Annotated Bibliography
Burgar, Charles G., Peter Lum S., Peggy Shor C., and Machiel Van Der Loos. “Development of Robots for Rehabilitation Therapy: The Palo Alto VA/Stanford Experience.” VA Research Development, Nov.-Dec. 2000. Web. 09 Sept. 2016.
-With the help of Stanford University, a team of medical professionals and scientists set out to determine whether or not robots could have an impact on patients in need of rehabilitation. Typically stroke patients tend to have issues with their motor control. Additionally, in many stroke patients there is a window of time where treatment can be done before physical therapy’s effects are less helpful. Findings have shown that, “ robot-aided therapy has therapeutic benefits,”(Burgar et al.). These benefits can be very minuscule for some patients while others experience,” increased strength, as well as more appropriate activation of muscle groups,”(Burgar et al.).

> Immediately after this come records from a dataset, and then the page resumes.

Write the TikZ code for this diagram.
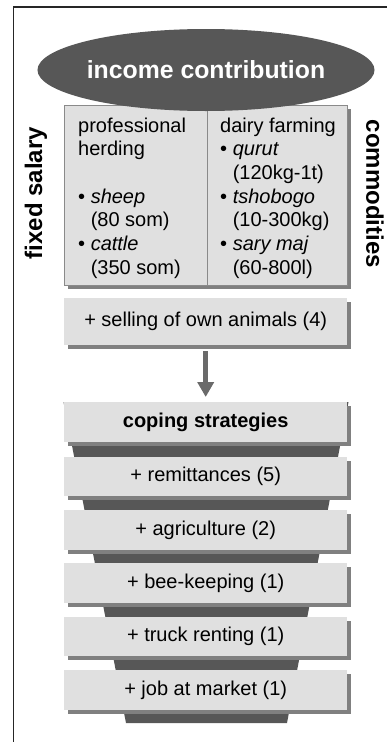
\documentclass[tikz,border=0pt]{standalone}
\usepackage{fontspec}
\setmainfont{Liberation Sans}
\usetikzlibrary{shadows,arrows.meta,shapes.geometric,calc}
\definecolor{boxfill}{HTML}{E0E0E0}
\definecolor{shadowgray}{HTML}{808080}
\definecolor{darkfill}{HTML}{575757}
\definecolor{arrowgray}{HTML}{6A6A6A}
\definecolor{boxline}{HTML}{8A8A8A}
\newcommand\bitem[1]{\textbullet\ #1}
\newcommand\bcont[1]{\hphantom{\textbullet\ }#1}
\begin{document}
\begin{tikzpicture}[x=1pt,y=-1pt,
  txt/.style={font=\fontsize{20}{23.7}\selectfont},
  graybox/.style={rectangle, fill=boxfill, inner sep=0pt, minimum width=283pt,
    minimum height=39.5pt, anchor=north west,
    drop shadow={shadow xshift=4pt, shadow yshift=-4pt, fill=shadowgray, opacity=1}, txt},
  coltext/.style={anchor=north west, inner sep=0pt, align=left, txt},
  sidelabel/.style={font=\bfseries\fontsize{24}{28}\selectfont}]
\useasboundingbox (0,0) rectangle (387,742);
% frame
\draw[line width=1.2pt, black!85] (13.5,742) -- (13.5,7) -- (387,7);
% side labels
\node[sidelabel, rotate=90] (fs) at (36,193) {fixed salary};
\node[sidelabel, rotate=-90] (cm) at (375,194) {commodities};
% upper box
\node[graybox, draw=boxline, line width=0.8pt, minimum height=180pt] (upper) at (64,105) {};
\draw[boxline, line width=0.8pt] ($(upper.north)+(1.5,0)$) -- ($(upper.south)+(1.5,0)$);
\node[coltext] (lc) at (78,117.4) {professional\\herding\\\mbox{}\\\bitem{\textit{sheep}}\\\bcont{(80 som)}\\\bitem{\textit{cattle}}\\\bcont{(350 som)}};
\node[coltext] (rc) at (220,117.4) {dairy farming\\\bitem{\textit{qurut}}\\\bcont{(120kg-1t)}\\\bitem{\textit{tshobogo}}\\\bcont{(10-300kg)}\\\bitem{\textit{sary maj}}\\\bcont{(60-800l)}};
% ellipse
\node[ellipse, fill=darkfill, minimum width=284pt, minimum height=82pt, inner sep=0pt,
  text=white, font=\bfseries\fontsize{24.8}{28}\selectfont] (ic) at (206,70) {income contribution};
% selling
\node[graybox, minimum height=47pt] (sell) at (64,298) {+ selling of own animals (4)};
% funnel
\fill[darkfill] (63.5,402) -- (348.5,402) -- (287,723) -- (126,723) -- cycle;
% coping boxes
\node[graybox] (cs0) at (64,402) {\textbf{coping strategies}};
\node[graybox] (cs1) at (64,456.5) {+ remittances (5)};
\node[graybox] (cs2) at (64,510) {+ agriculture (2)};
\node[graybox] (cs3) at (64,563) {+ bee-keeping (1)};
\node[graybox] (cs4) at (64,616.5) {+ truck renting (1)};
\node[graybox] (cs5) at (64,670) {+ job at market (1)};
% arrow
\draw[arrowgray, line width=5pt, -{Triangle[width=16pt,length=15pt]}]
  ([yshift=-6pt]sell.south) -- ([yshift=5pt]cs0.north);
\end{tikzpicture}
\end{document}
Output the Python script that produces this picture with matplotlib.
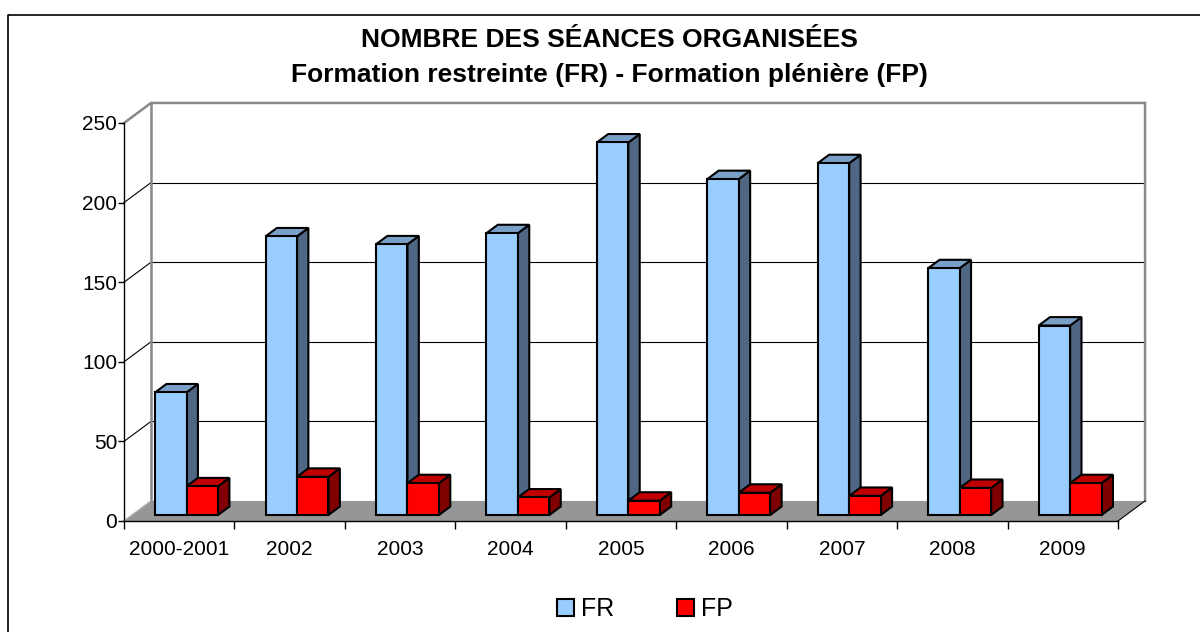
import matplotlib
matplotlib.use('Agg')
import matplotlib.pyplot as plt
import matplotlib.patches as patches
from matplotlib.lines import Line2D
import numpy as np

plt.rcParams['font.family'] = ['Liberation Sans', 'DejaVu Sans']

# data
categories = ['2000-2001', '2002', '2003', '2004', '2005', '2006', '2007', '2008', '2009']
fr_values = [77, 175, 170, 177, 234, 211, 221, 155, 119]
fp_values = [18, 24, 20, 11, 9, 14, 12, 17, 20]
y_ticks = [0, 50, 100, 150, 200, 250]

# colours (front, side, top)
fr_cols = ('#99CCFF', '#4F6685', '#7BA0C8')
fp_cols = ('#FF0000', '#800000', '#C00000')

fig = plt.figure(figsize=(12, 6.32), dpi=100)
W, H = 1200, 632
ax = fig.add_axes([124 / W, (H - 521) / H, (1118 - 124) / W, (521 - 123) / H])
n = len(categories)
ax.set_xlim(0, n)
ax.set_ylim(0, 250)

# depth of the 3d box in data units
DX, DY = 0.245, 12.6
f0, f1 = 0.30, 0.72     # bar front / back depth fraction
bw = 0.285
off_fr, off_fp = 0.208, 0.493

# back wall, floor, left wall
ax.add_patch(patches.Rectangle((DX, DY), n, 250, fc='white', ec='none', zorder=0, clip_on=False))
ax.add_patch(patches.Polygon([(0, 0), (n, 0), (n + DX, DY), (DX, DY)], closed=True,
                             fc='#969696', ec='none', zorder=1, clip_on=False))
for v in y_ticks[1:-1]:
    ax.plot([DX, n + DX], [v + DY, v + DY], color='black', lw=0.8, zorder=1, clip_on=False)
    ax.plot([0, DX], [v, v + DY], color='black', lw=0.8, zorder=1, clip_on=False)
grey = '#888888'
ax.plot([0, DX, n + DX, n + DX], [250, 250 + DY, 250 + DY, DY], color=grey, lw=1.8,
        zorder=1, clip_on=False, solid_joinstyle='miter')
ax.plot([DX, DX], [DY, 250 + DY], color=grey, lw=1.8, zorder=1, clip_on=False)
ax.plot([0, DX], [0, DY], color='#aaaaaa', lw=1.0, zorder=1, clip_on=False)
ax.plot([n, n + DX], [0, DY], color='black', lw=0.8, zorder=1, clip_on=False)


def bar3d(left, value, cols, z, label=None):
    x0 = left + f0 * DX
    b = f0 * DY
    d = (f1 - f0)
    cont = ax.bar(x0, value, width=bw, bottom=b, align='edge', color=cols[0],
                  edgecolor='black', lw=1.5, zorder=z + 0.2, label=label)
    xr = x0 + bw
    top = b + value
    side = [(xr, b), (xr + d * DX, b + d * DY), (xr + d * DX, top + d * DY), (xr, top)]
    lid = [(x0, top), (x0 + d * DX, top + d * DY), (xr + d * DX, top + d * DY), (xr, top)]
    ax.add_patch(patches.Polygon(side, closed=True, fc=cols[1], ec='black', lw=1.5,
                                 zorder=z, clip_on=False))
    ax.add_patch(patches.Polygon(lid, closed=True, fc=cols[2], ec='black', lw=1.5,
                                 zorder=z + 0.1, clip_on=False))
    return cont


handles = []
for i in range(n):
    h1 = bar3d(i + off_fr, fr_values[i], fr_cols, 3 + i, 'FR' if i == 0 else None)
    h2 = bar3d(i + off_fp, fp_values[i], fp_cols, 3.5 + i, 'FP' if i == 0 else None)
    if i == 0:
        handles = [h1, h2]

# axes
for s in ['top', 'right']:
    ax.spines[s].set_visible(False)
ax.spines['left'].set_linewidth(1.0)
ax.spines['bottom'].set_linewidth(1.0)
ax.spines['left'].set_zorder(2)
ax.spines['bottom'].set_zorder(2)
ax.set_yticks(y_ticks)
ax.tick_params(axis='y', length=4, width=1, pad=1, labelsize=15)
ax.set_xticks(np.arange(n) + 0.5)
ax.set_xticklabels(categories)
ax.set_xticks(np.arange(n + 1), minor=True)
ax.tick_params(axis='x', which='major', length=0, pad=14, labelsize=15)
ax.tick_params(axis='x', which='minor', length=6, width=1)
ax.patch.set_visible(False)

# titles
fig.text(609 / W, 1 - 40 / H, 'NOMBRE DES SÉANCES ORGANISÉES', ha='center', va='center',
         fontsize=19, fontweight='bold')
fig.text(609 / W, 1 - 75 / H, 'Formation restreinte (FR) - Formation plénière (FP)',
         ha='center', va='center', fontsize=19, fontweight='bold')

# legend
fig.legend(handles=handles, labels=['FR', 'FP'], loc='center', bbox_to_anchor=(645 / W, 1 - 609 / H),
           ncol=2, frameon=False, fontsize=18, handlelength=0.68, handleheight=0.68,
           handletextpad=0.3, columnspacing=2.5)

# outer frame
top_y = 1 - 15 / H
fig.add_artist(Line2D([8 / W, 8 / W, 1], [0, top_y, top_y], color='black', lw=1.2))

fig.savefig('out.png', dpi=100)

Kwakkel, Gert, Boudewijn J. Kollen, and Hermano I. Krebs. “Effects of robot-assisted therapy on upper limb recovery after stroke: a systematic review.” Neuro-rehabilitation and neural repair (2007). Web. 08 Sept. 2016.
-The authors of this systematic review intended to utilize research to identify if robotics played a part in physical therapy. Many studies involving hundreds of patients were conducted and analyzed by the PHD professors from a multitude of Universities around the world including MIT. Robotics play a role in many different aspects of physical therapy. Research has ranged from sports injuries to stroke recovery. In many cases it has been successful. In fact tests have shown, “a significant improvement in upper limb motor function after stroke for upper arm robotics”(Kwakkel et al.).
Volpe, B. T., H. Krebs I., N. Hogan, L. Edelsteinn, C. Diels M., and M. Aisen L. “Robot Training Enhanced Motor Outcome in Patients with Stroke Maintained over 3 Years.” Neurology.org. N.p., n.d. Web. 08 Sept. 2016.
-Robotics don’t only provide relief on a short term basis. The studies done by these medical trained professionals at the University of Cornell has shown evidence of a “significant decreases in impairment [in] the affected limb,” (Volpe et al.). Their consensus is that the addition of a robot was the turning point in ensuring progress and healing (Volpe et al.).
“Stroke Facts.” Centers for Disease Control and Prevention. Centers for Disease Control and Prevention, 24 Mar. 2015. Web. 11 Sept. 2016.
-The CDC provided a multitude of simple and effective facts that I intend to use throughout my argument to quantify it.
Patient Using the IPAM System to Undertake Upper Limb Therapeutic Exercise. N.d. National Instruments. Web. 2 Oct. 2016.
-This is a cited image depicting a similar robot to the robots that are referred to throughout my work.